Mtr Mary Trainor

How tedious and tasteless the hours, when Jesus no longer I see…

Dear friend,

I sleep with a light on. I know others do, too, and I suppose there’s a story for each of us who has this practice. Mine is pretty simple: It’s a holdover from childhood, I guess, when in a darkened room, simple bed covers look like snakes, or a shirt hanging on a bed post seems like the bogeyman about to attack. Bad things happen in the dark. We all know this.

Today’s Gospel reading from Mark seems out of place for a carefree September morning. It’s not the right time to be hearing about the gruesome death of our Lord and Savior. But when is the right time for a story like that?

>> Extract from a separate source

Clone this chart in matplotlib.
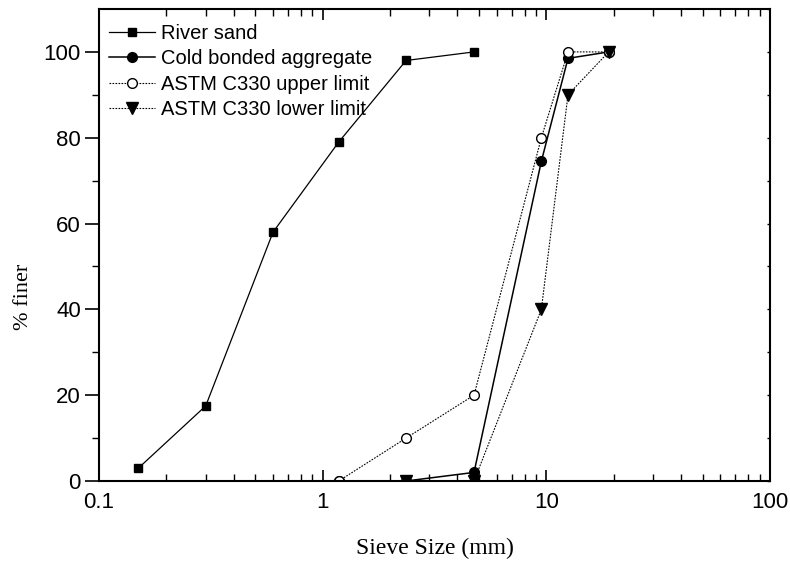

…sweet prospects, sweet birds, and sweet flowers, have all lost their sweetness for me.

This time I am particularly struck by the literal darkness when the sun does not shine between twelve and three. I am especially aware that the darkness ends at three in afternoon with Jesus’ piercing cry: “My God, my God, why have you forsaken me?”

Those standing by were also in darkness. Chiding, “Listen, he is calling for Elijah.” Cruelly offering a vinegar-filled sponge. Mockingly saying, “Wait, let us see if Elijah comes to take him down.” Clever and bright, without notice--in their blindness--of their own hollowness, no recognition that they were living in the dark.

The midsummer sun shines but dim, the flowers strive in vain to look gay…

I’ve lived a lifetime of faith, but in that lifetime of faith there have been seasons of light and dark, occasions of confidence and doubt, times of waxing and waning in relationship with God. In the dark and the doubt and the waning, life feels forever stuck between twelve and three.

As a young woman, I recall speaking to my mother about the ups and downs of my journey in Christ. Everyone else’s seemed so solid, so smooth, never a doubt to darken the horizon. Mother looked with eyes that drove past my worried countenance deep into my soul itself. Then she shared that her own experience was one of feeling close to God, then feeling far away—on and off, over and over, in a never-ending cycle. “You just ride it out, Patty. You just ride it out.” She was a very wise woman.

It was my mother, in fact, from whom I learned the song How Tedious and Tasteless, from which I borrowed words for this reflection.

But when I am happy in Him, December’s as pleasant as May.